Never take your notes into a pitch, because you’ll turn a good film into a development deal. Once you’re green lit you can change it then. I storyboarded the entire film, right through everything. they aren’t stick figures, they are wide shots, mediums, etc. With the power of the board — we doubled the budget [of Alien] — we went to 4.2m to 8.4m.

On Critics

A critic’s job is really tough, but so is a filmmaker’s. I was so beaten up early on by critics who criticized The Duellists -- killed me on Blade Runner, absolutely slaughtered me, and it got personal -- suddenly accused me of growing a beard because I had a weak chin. I will never forget it -- that was Pauline Kael. And I thought I’m never going to read another critique again. I learned from it. I’m a painter, and every morning you walk in and look at the painting, you have to analyze what’s wrong with it — or if it’s good, why — and move on.

So when you make a movie, you have to be your own critic, if you’re not you’re not doing your job. 

On Working with Actors

I was frightened of actors because they were doing this mysterious thing called acting. It took me 10 years to get over that. Then I realized the best arrangement with an actor is a partnership. In the partnership someone actually has to know what he’s doing. What film schools don’t teach students is that there’s a second hand [ticking] and at the end of the second hand is a dollar sign. If you’re not turning by 9:30am you need a butt kicking. You’ve got to move and you better move on knowing exactly what you are doing. I learned that by storyboarding, it’s defined. I’ve shot it on paper in my head before I get to the shoot.

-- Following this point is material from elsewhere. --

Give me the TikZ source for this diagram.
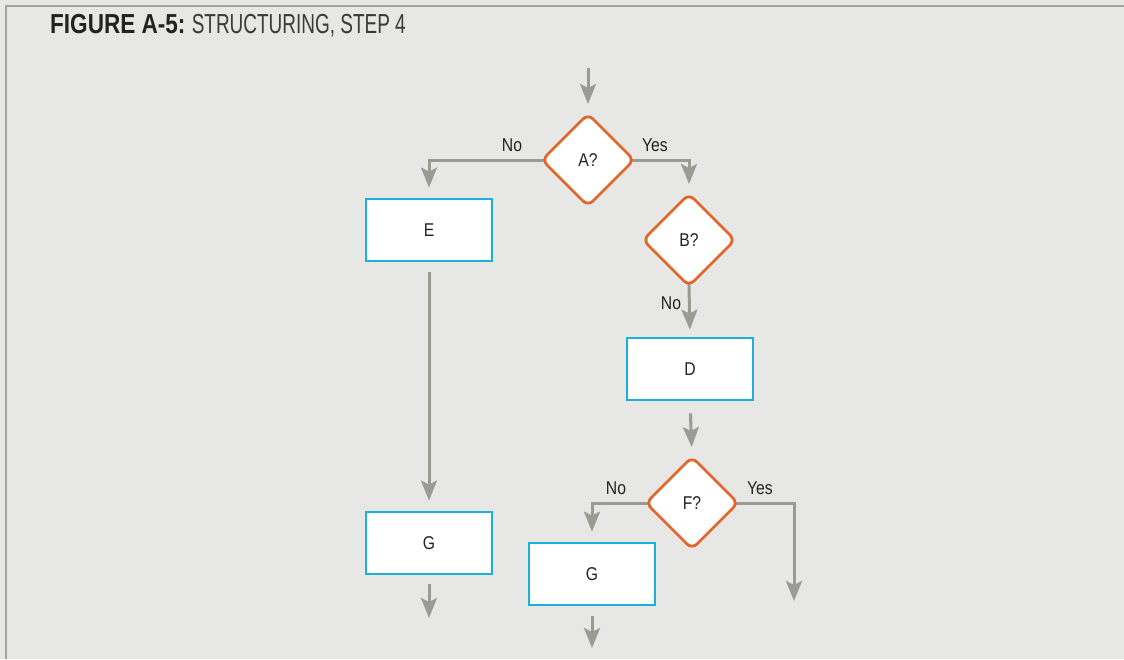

Actors will say that won’t leave me any room to move because you’ve pre-decided what I’m going to do before I get there.  And my answer is: Absolutely. It’s better that somebody knows what we’re doing, because the second hand is ticking. I’ve also discovered that actors love to have people in charge to be decisive, to come in and know what you want. They can sense confidence, if you’re not confident you’re going to have a horrible time. Particularly from Russell. He’s a buddy of mine now. I’ve done 5 movies with Russell, so we can each honestly just say 'fuck off' and that’s it. 

On Directing: Ridley Scott at AFI Fest 2015

Getting his First Job

I knew there were two great documentarians called Donn Pennebaker and Richard Leacock. When people say it's so hard to get a job, I say, "Shut up and go and get the job." I tracked their offices down on 42nd street -- in those days it was really horrible. It was smelly, it was nasty. I stood there with my 7 years of work, my portfolio in this narrow hallway. I stood there for two mornings. The [second] morning, I saw these two guys get out of a cab and I knew it was them. I hopped out, got this huge portfolio, struggled down the corridor behind them, and there's an elevator about the size of this chair. And so I got in, and I’m standing there -- By the time I got to the third floor, I had a job.

I never did a film until I was 40 — I thought “Jeez, I better do something or it will be too late.” At that point I could afford to look around, pay for a writer myself.

On Writing

Writing is the single hardest thing to do. If you can get it on paper, the rest for me is easy and fun. If you haven’t got it on paper and you start, God help you. Writing doesn’t cost anything. You’re only wasting your time writing it down on a lump of paper, and if it doesn’t work who cares? If you say give me a million dollars to make a movie, that’s a lot of money. Those who float to the top, who are lucky enough to get films going -- you’ve got to really have thought through the plan. I was meticulous at doing that because I was so practiced on my 2,000 commercials. So by the time I got to Blade Runner I knew exactly what it was gonna be.

Passing The Bechdel Test

It comes from my Mum. My Mum was the one who brought up 3 boys, use the belts, the cane, all that. She was tough. She was 5’ tall. As I got older I would argue with her, but consequently I respected her, and we turned out pretty good. Because of that all my offices are run by women. I always say the best guy got the job, I [don’t want to be able to say], "God damnit! I am speaking, listen to me." I want somebody who will argue with me.

On Intimacy in an Epic

It’s difficult. Lean did it every time. Great Expectations is absolutely a perfect movie. In its own 1:85, it was perfect and epic in its scale and vision of it. It’s all about the vision. My job is to put bums in seats and entertain people, fundamentally. Therefore I think everything should be epic -- me getting up in the morning is epic. Everything should be epic, or else it’s boring, isn’t it? 

On Being 77 and What Keeps him Moving

I just love doing it. One this is for sure that’s come out in recent years. For sure -- There is no plan. I’ve got no plan. I just go from pillar to pillar randomly like a child in a toy box. So I have this childlike fascinating and thrill of doing it.